OSMANLI DEVLETİ'NİN DEVRİMCİSİ ALİ SUAVİ

Ulusların hayatında toplumdan ayrılan ve sonra kurtlara, çakallara yem olan devrimciler vardır. En durgun hayatı yaşayan yani geri kalmış toplumda bile düzeni eleştirenler çıkmıştır. Mesela bizim toplumda ECEVİT "BU DÜZEN DEĞİŞMELİDİR" diyerek siyasete atılmıştır. Düşünüp söylediği Devrim boyutunda mıydı onu takdir edemem. Osmanlı'da devrim boyutunda fikirler üretip söyleyen Şeyh Bedrettin olmuştur. Fakat Türk Gülge'na veren Karagöz'ün yaşadığını var sayarsak Osmanlı Devleti’nde dilinin sivriliğinden ötürü Kurbanlık Koyun Karagöz olmuştur. O, Hacivat ile birlikte rol yapan sanatçı idi. Şeyh Bedrettin ise Devlet Adamı boyutunda düşünüp hareket eden, düşündüğünü söyleyen eylemlerde bunan biriydi. Onlardan günümüze doğru gelirsek fikirleri ve eylemleri ile gerçek anlamda devrimci Mustafa Kemal Atatürk'tür. Kısmen onun çağdaşı sayılan Ali Suavi fikirleri dolayısıyla devrimcidir. Devrimciliği hayatı ile ödemiştir. Onu anlatmak istiyorum. Cumhuriyet kuşakları tarafından pek tanınmış değildir.

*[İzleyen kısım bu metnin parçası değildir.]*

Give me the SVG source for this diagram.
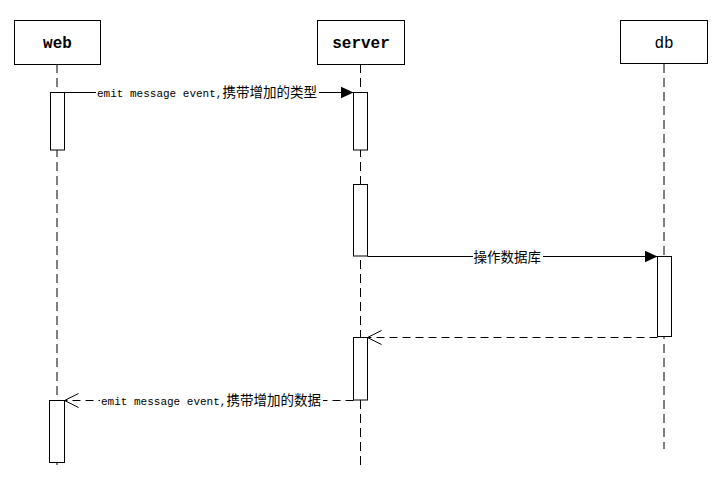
<svg xmlns="http://www.w3.org/2000/svg" width="719" height="479" viewBox="0 0 719 479">
<style>
.box{fill:#fff;stroke:#000;stroke-width:1}
.title{font-family:"Liberation Mono",monospace;font-size:16px;text-anchor:middle}
.life{stroke:#000;stroke-width:1;stroke-dasharray:9 5;fill:none}
.act{fill:#fff;stroke:#000;stroke-width:1}
.msg{stroke:#000;stroke-width:1;fill:none}
.ret{stroke:#000;stroke-width:1;fill:none;stroke-dasharray:8 5}
.lbl{font-family:"Liberation Mono",monospace;font-size:11px;fill:#000}
.cjk{font-family:"Noto Sans CJK SC","Liberation Sans",sans-serif;font-size:13.5px}
.bg{fill:#fff}
</style>
<defs>
<marker id="filled" markerWidth="13" markerHeight="12" refX="13" refY="6" orient="auto" markerUnits="userSpaceOnUse">
<path d="M0,0 L13,6 L0,12 Z" fill="#000"/>
</marker>
<marker id="open" markerWidth="16" markerHeight="16" refX="15" refY="8" orient="auto" markerUnits="userSpaceOnUse">
<path d="M1,1 L15,8 L1,15" fill="none" stroke="#000" stroke-width="1"/>
</marker>
</defs>
<rect width="719" height="479" fill="#fff"/>
<g id="lifelines">
<line class="life" x1="57" y1="64" x2="57" y2="470"/>
<line class="life" x1="360.5" y1="64" x2="360.5" y2="470"/>
<line class="life" x1="664" y1="64" x2="664" y2="449"/>
</g>
<g id="web">
<rect class="box" x="14.5" y="20.5" width="86" height="44"/>
<text class="title" x="57.5" y="48" font-weight="bold">web</text>
</g>
<g id="server">
<rect class="box" x="317.5" y="20.5" width="87" height="44"/>
<text class="title" x="361" y="48" font-weight="bold">server</text>
</g>
<g id="db">
<rect class="box" x="620.5" y="20.5" width="87" height="43"/>
<text class="title" x="664" y="48">db</text>
</g>
<g id="activations">
<rect class="act" x="50.5" y="92.5" width="14" height="57.5"/>
<rect class="act" x="353.5" y="92.5" width="14" height="57.5"/>
<rect class="act" x="353.5" y="184.5" width="14" height="71.5"/>
<rect class="act" x="657.5" y="256.5" width="14" height="80"/>
<rect class="act" x="353.5" y="337.5" width="14" height="62.5"/>
<rect class="act" x="49.5" y="400.5" width="15" height="62"/>
</g>
<g id="connectors">
<line class="msg" x1="64.5" y1="92.5" x2="353.5" y2="92.5" marker-end="url(#filled)"/>
<rect class="bg" x="96" y="85" width="223" height="14"/>
<text x="97" y="97"><tspan class="lbl">emit message event,</tspan><tspan class="cjk">携带增加的类型</tspan></text>

<line class="msg" x1="367.5" y1="256.5" x2="657.5" y2="256.5" marker-end="url(#filled)"/>
<rect class="bg" x="473" y="249" width="70" height="14"/>
<text class="cjk" x="473.5" y="261.5">操作数据库</text>

<line class="ret" x1="657.5" y1="337.5" x2="367.5" y2="337.5" marker-end="url(#open)"/>

<line class="ret" x1="353.5" y1="400.5" x2="64.5" y2="400.5" marker-end="url(#open)"/>
<rect class="bg" x="100" y="393" width="223" height="14"/>
<text x="101" y="405"><tspan class="lbl">emit message event,</tspan><tspan class="cjk">携带增加的数据</tspan></text>
</g>
</svg>
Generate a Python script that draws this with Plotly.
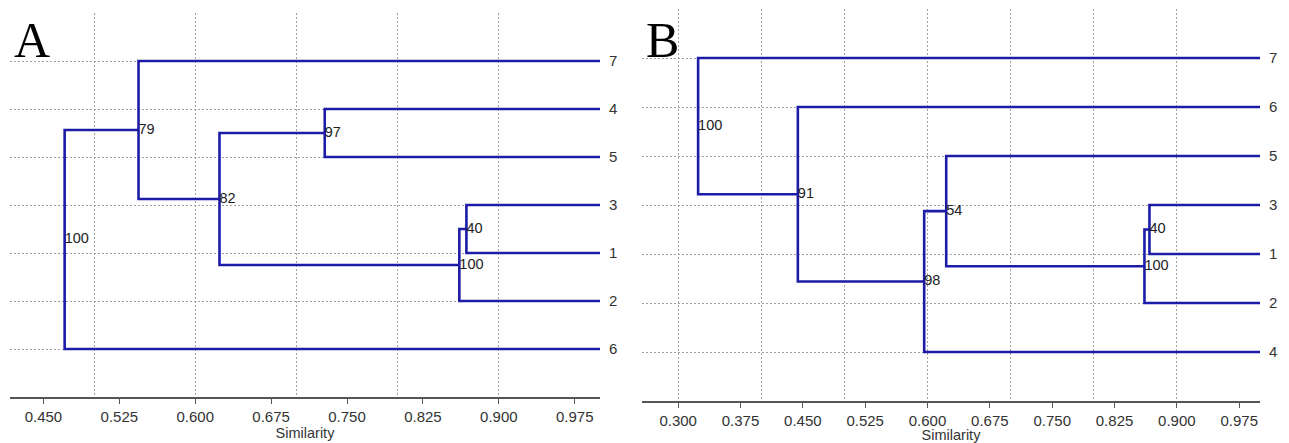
import plotly.graph_objects as go

# ---------------- data ----------------
# Panel A: leaves from bottom to top
leaves_a = ["6", "2", "1", "3", "5", "4", "7"]
merge_a_left = ["3", "m0", "4", "m2", "7", "m4"]
merge_a_right = ["1", "2", "5", "m1", "m3", "6"]
merge_a_sim = [0.868, 0.861, 0.728, 0.624, 0.544, 0.471]
merge_a_support = ["40", "100", "97", "82", "79", "100"]

# Panel B: leaves from bottom to top
leaves_b = ["4", "2", "1", "3", "5", "6", "7"]
merge_b_left = ["3", "m0", "5", "m2", "6", "7"]
merge_b_right = ["1", "2", "m1", "4", "m3", "m4"]
merge_b_sim = [0.867, 0.861, 0.6225, 0.596, 0.444, 0.324]
merge_b_support = ["40", "100", "54", "98", "91", "100"]

ticks_a = [0.450, 0.525, 0.600, 0.675, 0.750, 0.825, 0.900, 0.975]
ticks_b = [0.300, 0.375, 0.450, 0.525, 0.600, 0.675, 0.750, 0.825, 0.900, 0.975]
grid_step = 0.1
leaf_sim = 1.0

LINE = "#1c1ca8"
GRID = "#a0a0a0"
FONT = "Liberation Sans, Arial, sans-serif"


def dendro(leaves, lefts, rights, sims, supports):
    pos = {name: (i + 1, leaf_sim) for i, name in enumerate(leaves)}
    xs, ys, lx, ly, lt = [], [], [], [], []
    for k, (a, b, s, t) in enumerate(zip(lefts, rights, sims, supports)):
        ya, xa = pos[a]
        yb, xb = pos[b]
        xs += [xa, s, s, xb, None]
        ys += [ya, ya, yb, yb, None]
        ym = (ya + yb) / 2
        pos["m%d" % k] = (ym, s)
        lx.append(s)
        ly.append(ym)
        lt.append(t)
    return xs, ys, lx, ly, lt


fig = go.Figure()

panels = [
    (leaves_a, merge_a_left, merge_a_right, merge_a_sim, merge_a_support, "x", "y", "x3"),
    (leaves_b, merge_b_left, merge_b_right, merge_b_sim, merge_b_support, "x2", "y2", "x4"),
]
for leaves, l, r, s, sup, xa, ya, xg in panels:
    xs, ys, lx, ly, lt = dendro(leaves, l, r, s, sup)
    fig.add_trace(go.Scatter(x=xs, y=ys, mode="lines", xaxis=xa, yaxis=ya,
                             line=dict(color=LINE, width=2.6), hoverinfo="skip",
                             showlegend=False))
    fig.add_trace(go.Scatter(x=lx, y=ly, mode="text", text=lt, xaxis=xa, yaxis=ya,
                             textposition="middle right",
                             textfont=dict(family=FONT, size=14.5, color="#222222"),
                             hoverinfo="skip", showlegend=False))
    # invisible trace to activate grid overlay axis
    fig.add_trace(go.Scatter(x=[leaf_sim], y=[0], mode="markers", xaxis=xg, yaxis=ya,
                             marker=dict(opacity=0), hoverinfo="skip", showlegend=False))

W, H = 1289, 443
dom_a_x = [10 / W, 600 / W]
dom_a_y = [1 - 397 / H, 1 - 13 / H]
dom_b_x = [642 / W, 1260 / W]
dom_b_y = [1 - 401 / H, 1 - 9 / H]
range_a = [0.417, 1.0]
range_b = [0.2565, 1.0]

common_x = dict(showgrid=False, zeroline=False, showline=True, linecolor="#555555",
                linewidth=1.5, ticks="outside", ticklen=5, tickcolor="#555555",
                tickfont=dict(family=FONT, size=15, color="#333333"),
                tickformat=".3f",
                title=dict(text="Similarity", font=dict(family=FONT, size=14.5, color="#333333"),
                           standoff=2))
common_grid = dict(showgrid=True, gridcolor=GRID, griddash="2px,2px", gridwidth=1,
                   showticklabels=False, ticks="", showline=False, zeroline=False,
                   tickmode="linear", tick0=0, dtick=grid_step)
common_y = dict(range=[0, 8], side="right", tickmode="array", tickvals=list(range(1, 8)),
                showgrid=True, gridcolor=GRID, griddash="2px,2px", gridwidth=1,
                zeroline=False, showline=False, ticks="", ticklabelstandoff=8,
                tickfont=dict(family=FONT, size=15, color="#333333"))

fig.update_layout(
    width=W, height=H, margin=dict(l=0, r=0, t=0, b=0),
    paper_bgcolor="white", plot_bgcolor="white",
    xaxis=dict(domain=dom_a_x, range=range_a, anchor="y", tickmode="array",
               tickvals=ticks_a, **common_x),
    xaxis3=dict(domain=dom_a_x, range=range_a, anchor="y", overlaying="x", **common_grid),
    yaxis=dict(domain=dom_a_y, anchor="x", ticktext=leaves_a, **common_y),
    xaxis2=dict(domain=dom_b_x, range=range_b, anchor="y2", tickmode="array",
                tickvals=ticks_b, **common_x),
    xaxis4=dict(domain=dom_b_x, range=range_b, anchor="y2", overlaying="x2", **common_grid),
    yaxis2=dict(domain=dom_b_y, anchor="x2", ticktext=leaves_b, **common_y),
    annotations=[
        dict(text="A", xref="paper", yref="paper", x=12 / W, y=1 - 10 / H,
             xanchor="left", yanchor="top", showarrow=False,
             font=dict(family="Liberation Serif, Times New Roman, serif", size=50, color="black")),
        dict(text="B", xref="paper", yref="paper", x=644 / W, y=1 - 10 / H,
             xanchor="left", yanchor="top", showarrow=False,
             font=dict(family="Liberation Serif, Times New Roman, serif", size=50, color="black")),
    ],
)

fig.write_html("out.html", config={"displayModeBar": False},
               post_script="document.body.style.margin='0';document.body.style.padding='0';"
                           "document.body.style.overflow='hidden';")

Ali Suavi'nin hakkında yazılmış bir iki kitap vardır. Ancak hakkında yazılmış yazılar çoktur. Zira önemli bir kişidir. Falih Rıfkı Atay onun hakkında yazdığı kitaba " BAŞ VEREN İNKILÂPÇI" adını vermiştir. Hacimli bir kitap değildir. Kalın çizgilerle anlatılmıştır. Fakat Mehmet Erdül'ün yazdığı "Başveren İnkılâpçı / ALİ SUAVİ" kitabı pek öyle değildir. Ali Suavi hakkında ayrıntılara da yer verilmiştir.
Falih Rıfkı, Ali Suavi'nin Türk Devrim Tarihinde "İlk Türkçü, İlk Türkçeci, Laikliği İlk Ortaya atan, Osmanlı Devleti’nin kurtuluşu üzerine ilk olumlu yazılar yazanın" o olduğunu söyler.
Ali Suavi Gazeteci Yazardır. 55 kitap yazmış, bugüne kadar üç yazar (Falih Rıfkı Atay, Mehmet Erdül, Mithat Cemal Kuntay) tarafından tanıtılmıştır. Abdülhamit zamanında yaşayan Ali Suavi rütbesi, makamı olmayan bir devrimci, yüksek düzeyde fikir adamıdır. Medrese eğitimini şiddetle eleştirmiş, devletin, toplumun ve eğitimin laikleşmesini savunmuştur. Sultan Abdülhamit medrese kılıklı bu Osmanlı aydınının fikirlerinden ciddi biçimde rahatsız olmuştur. Şair Nazım Hikmet'in kaçışına benzer bir şekilde Avrupa'ya gitmiştir. Kaçışını eleştirenlere ise, "Halk aç, vatan tehlikede, hal fena, ilerisi belalı bu böyle devam edemez. Bu gün yarın bıçak kemiğe dayanacak" demiştir. Ali Suavi din eğitimi almış bir Osmanlı kuludur. Ama laikliktir. Dokuz yıldan fazla Avrupa'da kalmış, burada gazete çıkarmıştır.
Namık Kemal ile baştan iyi dostlukları olan Ali Suavi’nin sonradan arası açılmıştır. Namık Kemal için; "O Hürriyet Kahramanı değil, menfaatine bağlı bir paşa adamıdır" demiştir. Namık Kemal'in Fazıl Paşa ile görüşmemesi gerekirken görüşüp para aldığını ileri sürmüştür.
Bu konuda Ali Suavi o kadar ileri gider ki Fazıl Paşa'yı seçildiği Genç Osmanlılar liderliğinden kovar. Böylesine de bir özelliği vardır. Ali Suavi'nin Namık Kemal'e kızmasının asıl nedeni Fazıl Paşa'nın 1867 yılında Padişah Abdulaziz ile yaptığı görüşmeye tepki göstermemesidir.
Ali Suavi yaşadığı müddetçe Hürriyet ve Meşrutiyet taraftarı olarak tanınmıştır. Jön Türklerden olduğu için saygın bir yeri olmuştur.